## Job
Identify each line below that contains the word "picture", and copy it out.

## Supplied data
□ □ □ □

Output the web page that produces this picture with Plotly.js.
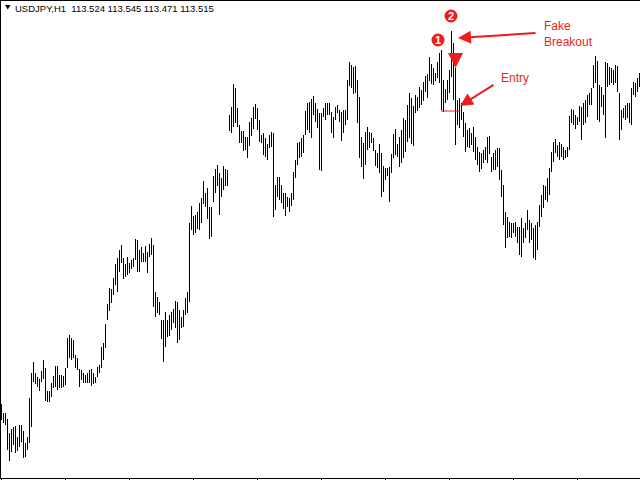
<!DOCTYPE html>
<html><head><meta charset="utf-8">
<script src="https://cdn.plot.ly/plotly-3.0.1.min.js"></script>
<style>html,body{margin:0;padding:0;background:#fff}#chart{width:640px;height:480px}</style>
</head><body><div id="chart"></div>
<script>
// ---- data (hourly bars) ----
const symbol = "USDJPY,H1";
const headerValues = [113.524, 113.545, 113.471, 113.515];
const highs = [
110.36,110.27,110.27,110.21,110.07,110.11,110.13,110.14,110.03,110.15,
110.15,110.09,109.97,110.03,110.42,110.67,110.78,110.67,110.63,110.61,
110.69,110.80,110.72,110.49,110.49,110.57,110.64,110.74,110.74,110.65,
110.65,110.64,110.72,111.02,111.05,111.02,111.00,110.85,110.82,110.71,
110.70,110.67,110.65,110.67,110.70,110.71,110.67,110.63,110.73,110.75,
110.93,110.97,111.16,111.36,111.52,111.51,111.62,111.76,111.82,111.90,
111.95,111.82,111.76,111.83,111.77,111.80,111.82,112.01,112.00,111.90,
111.93,111.87,111.94,111.88,111.96,112.02,111.95,111.48,111.43,111.38,
111.20,111.20,111.28,111.20,111.25,111.28,111.31,111.39,111.38,111.30,
111.23,111.30,111.42,111.48,112.17,112.34,112.24,112.25,112.28,112.37,
112.42,112.59,112.47,112.52,112.33,112.33,112.64,112.71,112.75,112.67,
112.62,112.74,112.71,112.70,113.25,113.33,113.56,113.52,113.32,113.15,
113.09,113.09,113.03,113.03,113.18,113.22,113.33,113.36,113.32,113.20,
113.05,113.07,113.02,112.96,113.05,113.08,113.07,112.55,112.63,112.63,
112.55,112.47,112.47,112.43,112.42,112.47,112.68,112.80,112.97,112.98,
113.02,113.05,113.29,113.37,113.38,113.41,113.44,113.37,113.31,113.27,
113.27,113.32,113.37,113.37,113.37,113.28,113.23,113.33,113.35,113.30,
113.28,113.30,113.30,113.60,113.78,113.75,113.73,113.74,113.60,113.43,
113.03,112.97,113.08,113.13,113.08,113.07,113.02,112.90,112.87,112.96,
112.87,112.74,112.72,112.72,112.73,112.86,113.06,113.11,112.96,113.03,
113.10,113.22,113.20,113.35,113.47,113.42,113.34,113.45,113.43,113.53,
113.50,113.58,113.64,113.66,113.83,113.76,113.72,113.67,113.78,113.87,
113.90,113.60,113.51,113.60,113.70,114.09,113.97,113.72,113.40,113.42,
113.37,113.28,113.17,113.10,113.12,113.07,113.13,113.03,112.93,112.88,
112.87,112.90,112.93,113.03,113.04,112.83,112.87,112.90,112.92,112.92,
112.70,112.55,112.28,112.23,112.18,112.17,112.17,112.18,112.13,112.13,
112.22,112.12,112.17,112.30,112.20,112.17,112.12,112.15,112.18,112.35,
112.45,112.55,112.54,112.62,112.72,112.88,112.98,113.01,112.95,112.98,
112.96,112.93,112.90,112.93,113.24,113.31,113.30,113.25,113.23,113.34,
113.33,113.37,113.40,113.45,113.47,113.52,113.75,113.84,113.79,113.55,
113.53,113.45,113.78,113.77,113.73,113.72,113.70,113.75,113.74,113.47,
113.30,113.32,113.35,113.37,113.37,113.52,113.58,113.57,113.62,113.67];
const lows = [
110.20,110.17,110.15,109.90,109.79,109.88,109.95,109.87,109.89,109.93,
109.98,109.82,109.83,109.90,109.97,110.13,110.58,110.56,110.53,110.49,
110.58,110.61,110.39,110.38,110.38,110.43,110.52,110.53,110.50,110.52,
110.52,110.53,110.55,110.72,110.82,110.80,110.82,110.72,110.70,110.53,
110.60,110.57,110.57,110.57,110.57,110.54,110.56,110.57,110.63,110.67,
110.72,110.80,110.92,111.20,111.29,111.37,111.45,111.55,111.48,111.68,
111.77,111.61,111.63,111.65,111.67,111.71,111.73,111.80,111.68,111.68,
111.78,111.78,111.78,111.67,111.83,111.85,111.33,111.23,111.27,111.25,
111.01,110.78,110.93,111.03,111.04,111.10,111.17,111.12,110.97,111.00,
111.12,111.13,111.25,111.27,111.38,112.10,112.05,112.07,112.11,112.10,
112.17,112.36,112.33,112.21,112.01,112.03,112.38,112.47,112.54,112.25,
112.43,112.50,112.54,112.54,113.09,113.07,113.13,113.17,113.13,112.97,
112.97,112.89,112.90,112.82,112.94,113.04,113.11,113.21,113.10,112.98,
112.97,112.85,112.83,112.80,112.92,112.93,112.23,112.30,112.43,112.40,
112.37,112.31,112.24,112.33,112.28,112.34,112.40,112.62,112.75,112.82,
112.83,112.87,113.05,113.10,113.07,113.02,113.25,113.18,113.12,112.70,
112.69,113.23,113.20,113.25,113.25,113.07,113.02,113.20,113.27,113.18,
112.99,113.07,113.15,113.20,113.54,113.52,113.46,113.47,113.17,112.82,
112.73,112.61,112.75,112.90,112.92,112.97,112.89,112.74,112.72,112.67,
112.43,112.48,112.60,112.64,112.38,112.67,112.82,112.85,112.83,112.73,
112.77,112.82,112.88,112.98,113.02,112.96,112.94,113.27,113.29,113.32,
113.35,113.39,113.48,113.42,113.59,113.56,113.55,113.59,113.62,113.57,
113.30,113.28,113.37,113.40,113.47,113.63,113.40,112.95,113.15,113.12,
113.20,113.03,112.88,112.93,112.92,112.95,112.88,112.80,112.75,112.68,
112.71,112.77,112.80,112.77,112.86,112.68,112.70,112.70,112.73,112.60,
112.43,112.15,111.92,112.02,112.03,112.02,112.07,112.03,111.97,111.85,
111.83,111.97,112.02,112.10,111.97,112.00,111.82,111.80,111.90,112.13,
112.23,112.32,112.40,112.38,112.45,112.68,112.78,112.87,112.83,112.80,
112.83,112.80,112.82,112.83,112.90,113.17,113.15,113.11,113.15,113.18,
113.00,113.15,113.17,113.23,113.35,113.35,113.52,113.57,113.20,113.18,
113.33,113.25,113.02,113.53,113.55,113.57,113.55,113.57,113.48,113.00,
113.10,113.22,113.20,113.22,113.17,113.15,113.45,113.43,113.48,113.53];
const timeTickBars = [0,32,64,96,128,160,192,224,256,288];
// annotated events (bar index, price level)
const breakoutBar = 225, breakoutHigh = highs[225];
const entryLevel = 113.29;

// ---- drawing ----
const RED = '#ee1c1c';
const FONT = 'Liberation Sans, Arial, sans-serif';
const barIdx = highs.map((_, i) => i);
const px2x = p => (p - 1) / 639;
const px2y = p => 1 - (p - 1) / 477;

const trace = {
  type: 'bar', x: barIdx, base: lows, y: highs.map((h, i) => h - lows[i]),
  width: 0.5, marker: {color: '#000', line: {width: 0}}, hoverinfo: 'skip'
};

const tri = `M ${px2x(5)} ${px2y(5)} L ${px2x(10.5)} ${px2y(5)} L ${px2x(7.75)} ${px2y(9.5)} Z`;

const circ = (cx, cy) => ({type: 'circle', xref: 'x', yref: 'y', xsizemode: 'pixel', ysizemode: 'pixel',
  xanchor: cx, yanchor: cy, x0: -6.5, x1: 6.5, y0: -6.5, y1: 6.5, fillcolor: RED, line: {width: 0}});

const layout = {
  width: 640, height: 480, margin: {l: 1, r: 0, t: 1, b: 2, pad: 0},
  paper_bgcolor: '#fff', plot_bgcolor: '#fff', showlegend: false,
  xaxis: {range: [-0.25, 319.25], showgrid: false, zeroline: false, showline: true, linecolor: '#000',
    linewidth: 1, mirror: true, ticks: 'outside', ticklen: 3, tickwidth: 1, tickcolor: '#000',
    tickvals: timeTickBars, showticklabels: false},
  yaxis: {range: [109.62, 114.39], showgrid: false, zeroline: false, showline: true, linecolor: '#000',
    linewidth: 1, ticks: '', showticklabels: false},
  shapes: [
    {type: 'path', xref: 'paper', yref: 'paper', path: tri, fillcolor: '#000', line: {width: 0}},
    {type: 'line', xref: 'x', yref: 'y', x0: 219.75, x1: 229, y0: entryLevel, y1: entryLevel, line: {color: RED, width: 1}},
    circ(218.25, 114.00),
    circ(breakoutBar - 0.25, breakoutHigh + 0.15)
  ],
  annotations: [
    {xref: 'paper', yref: 'paper', x: px2x(13), y: px2y(8.5), xanchor: 'left', yanchor: 'middle', showarrow: false,
     text: symbol + '\u00a0\u00a0' + headerValues.map(v => v.toFixed(3)).join(' '),
     font: {family: FONT, size: 9.5, color: '#000'}},
    {x: 218.25, y: 114.00, text: '<b>1</b>', showarrow: false, font: {family: FONT, size: 11, color: '#fff'}},
    {x: breakoutBar - 0.25, y: breakoutHigh + 0.15, text: '<b>2</b>', showarrow: false, font: {family: FONT, size: 11, color: '#fff'}},
    {x: 227, y: 113.72, ax: 0, ay: -15, text: '', showarrow: true, arrowhead: 2, arrowsize: 1, arrowwidth: 3, arrowcolor: RED, standoff: 0},
    {x: 228.25, y: 114.02, ax: 79, ay: -5, text: '', showarrow: true, arrowhead: 2, arrowsize: 1.3, arrowwidth: 2, arrowcolor: RED, standoff: 0},
    {x: 229.25, y: 113.34, ax: 35, ay: -22, text: '', showarrow: true, arrowhead: 2, arrowsize: 1.3, arrowwidth: 2, arrowcolor: RED, standoff: 0},
    {x: 270.25, y: 114.065, xanchor: 'left', yanchor: 'middle', align: 'left', showarrow: false,
     text: 'Fake<br>Breakout', font: {family: FONT, size: 12, color: RED}},
    {x: 248.75, y: 113.62, xanchor: 'left', yanchor: 'middle', showarrow: false,
     text: 'Entry', font: {family: FONT, size: 12, color: RED}}
  ]
};

Plotly.newPlot('chart', [trace], layout, {staticPlot: true, displayModeBar: false});
</script></body></html>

□ □ □ □

## Result
Output the web page that produces this picture with Plotly.js.

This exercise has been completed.